Once the Huffman tree is constructed, each character can be represented by its corresponding code obtained by traversing from the root to that character’s leaf node. The left child represents a ‘0’ bit, and the right child represents a ‘1’ bit.
Huffman Compression
Huffman coding achieves data compression by representing frequently occurring characters with shorter codes and less frequently occurring characters with longer codes. This results in reducing the overall size of the data.
When compressing a file using Huffman coding, the first step is to build the Huffman tree based on the frequency of characters in the file. Then, each character in the file is replaced with its corresponding Huffman code. The compressed file is generated by concatenating these codes.
Huffman Decompression
To decompress a file compressed using Huffman coding, the compressed file and the corresponding Huffman tree are required. The decompression process involves traversing the Huffman tree based on the bits in the compressed file and reconstructing the original characters.
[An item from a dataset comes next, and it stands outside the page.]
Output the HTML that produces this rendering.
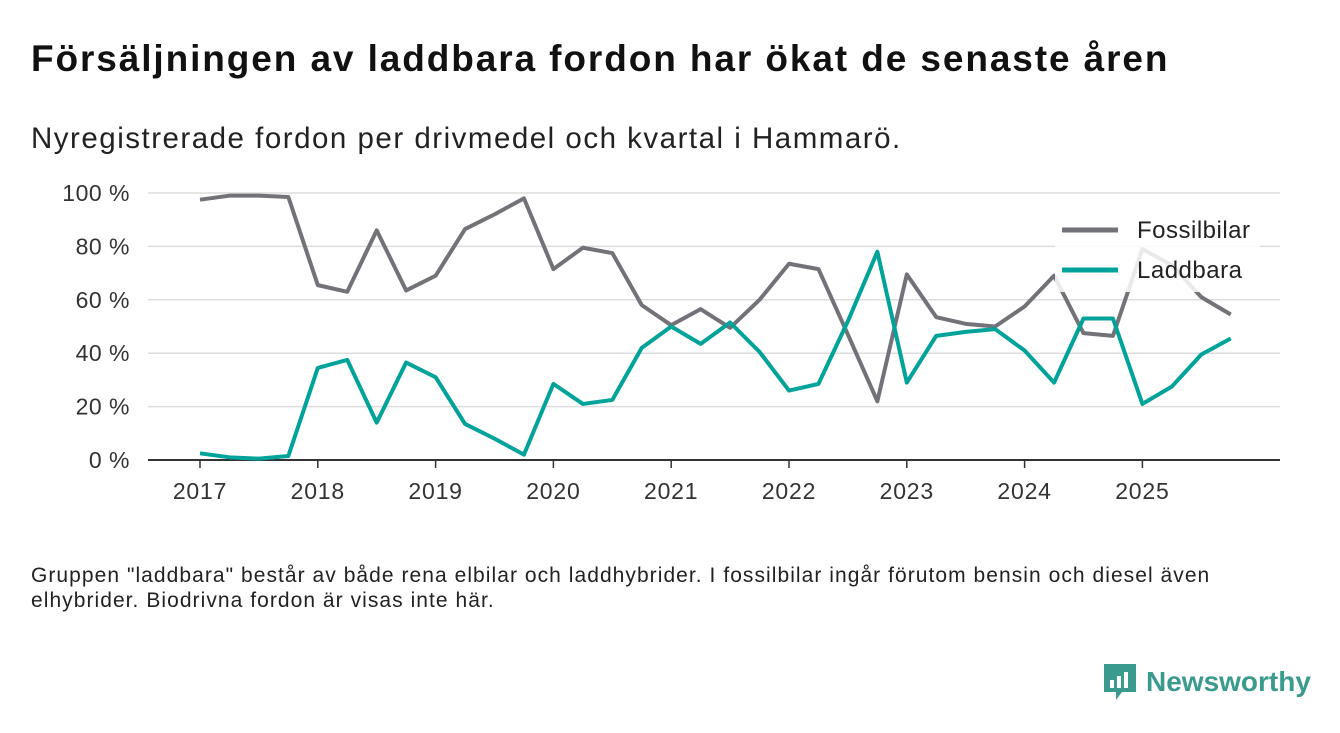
<!DOCTYPE html>
<html><head><meta charset="utf-8"><style>
body{margin:0;width:1340px;height:733px;background:#fff;font-family:"Liberation Sans","DejaVu Sans",sans-serif;overflow:hidden;position:relative;color:#111}
h1{position:absolute;left:31px;top:38px;margin:0;font-size:37px;font-weight:bold;letter-spacing:1.9px;white-space:nowrap}
.sub{position:absolute;left:31px;top:122px;font-size:29.5px;letter-spacing:1.5px;color:#222;white-space:nowrap}
.note{position:absolute;left:31px;top:563px;font-size:21px;letter-spacing:1.05px;line-height:25px;color:#222;width:1250px;white-space:nowrap}
.logo{position:absolute;left:1102px;top:662px;display:flex;align-items:center;gap:8px;color:#3a9a8e;font-weight:bold;font-size:28px}
</style></head><body>
<h1>Försäljningen av laddbara fordon har ökat de senaste åren</h1>
<div class="sub">Nyregistrerade fordon per drivmedel och kvartal i Hammarö.</div>
<svg id="chart" width="1340" height="733" style="position:absolute;left:0;top:0"></svg>
<div class="note">Gruppen "laddbara" består av både rena elbilar och laddhybrider. I fossilbilar ingår förutom bensin och diesel även<br>elhybrider. Biodrivna fordon är visas inte här.</div>
<div class="logo"><svg width="36" height="40" viewBox="0 0 36 40"><path d="M2 2h32v28H20l-6 8v-8H2z" fill="#3a9a8e"/><rect x="8" y="18" width="4" height="8" fill="#fff"/><rect x="15" y="14" width="4" height="12" fill="#fff"/><rect x="22" y="10" width="4" height="16" fill="#fff"/></svg><span>Newsworthy</span></div>
<script>
const years=["2017","2018","2019","2020","2021","2022","2023","2024","2025"];
const yTicks=[0,20,40,60,80,100];
const fossil=[97.5,99,99,98.5,65.5,63,86,63.5,69,86.5,92,98,71.5,79.5,77.5,58,50.5,56.5,49.5,60,73.5,71.5,47,22,69.5,53.5,51,50,57.5,69,47.5,46.5,79,73,61,54.5];
const laddbara=[2.5,1,0.5,1.5,34.5,37.5,14,36.5,31,13.5,8,2,28.5,21,22.5,42,50,43.5,51.5,40.5,26,28.5,52,78,29,46.5,48,49,41,29,53,53,21,27.5,39.5,45.5];
const svg=document.getElementById('chart');const NS='http://www.w3.org/2000/svg';
const x=i=>200+i*117.8/4;const y=v=>460-v*2.67;
function mk(t,a){const e=document.createElementNS(NS,t);for(const k in a)e.setAttribute(k,a[k]);svg.appendChild(e);return e;}
yTicks.forEach(v=>{const l=mk('line',{x1:148,x2:1280,y1:y(v),y2:y(v),stroke:v?'#ddd':'#333','stroke-width':v?1.5:2});


const t=mk('text',{x:130,y:y(v)+8,'text-anchor':'end','font-size':23,'letter-spacing':0.5,fill:'#333'});t.textContent=v+' %';

});
years.forEach((yr,k)=>{const xx=x(k*4);mk('line',{x1:xx,x2:xx,y1:460,y2:468,stroke:'#333','stroke-width':1.5});
const t=mk('text',{x:xx,y:499,'text-anchor':'middle','font-size':23,'letter-spacing':0.8,fill:'#333'});t.textContent=yr;

});
function line(d,c,n){const p=mk('polyline',{points:d.map((v,i)=>x(i)+','+y(v)).join(' '),fill:'none',stroke:c,'stroke-width':4,'stroke-linejoin':'round'});

}
line(fossil,'#737279','line-fossilbilar');
line(laddbara,'#00a39a','line-laddbara');
const bg=mk('rect',{x:1055,y:210,width:205,height:82,fill:'#fff',opacity:0.85});


[['Fossilbilar','#737279',230],['Laddbara','#00a39a',270]].forEach(([n,c,yy])=>{
const l=mk('line',{x1:1062,x2:1118,y1:yy,y2:yy,stroke:c,'stroke-width':5});


const t=mk('text',{x:1137,y:yy+8,'font-size':24,'letter-spacing':0.5,fill:'#222'});t.textContent=n;

});
</script>
</body></html>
By using Huffman coding for compression and decompression, it is possible to achieve lossless data compression, where no information is lost during compression and decompression.
Conclusion
Huffman coding is an efficient algorithm for data compression that assigns variable-length codes to characters based on their frequency of occurrence. It reduces the overall size of data by representing frequently occurring characters with shorter codes. Understanding how Huffman coding works can be beneficial for applications involving data compression and transmission.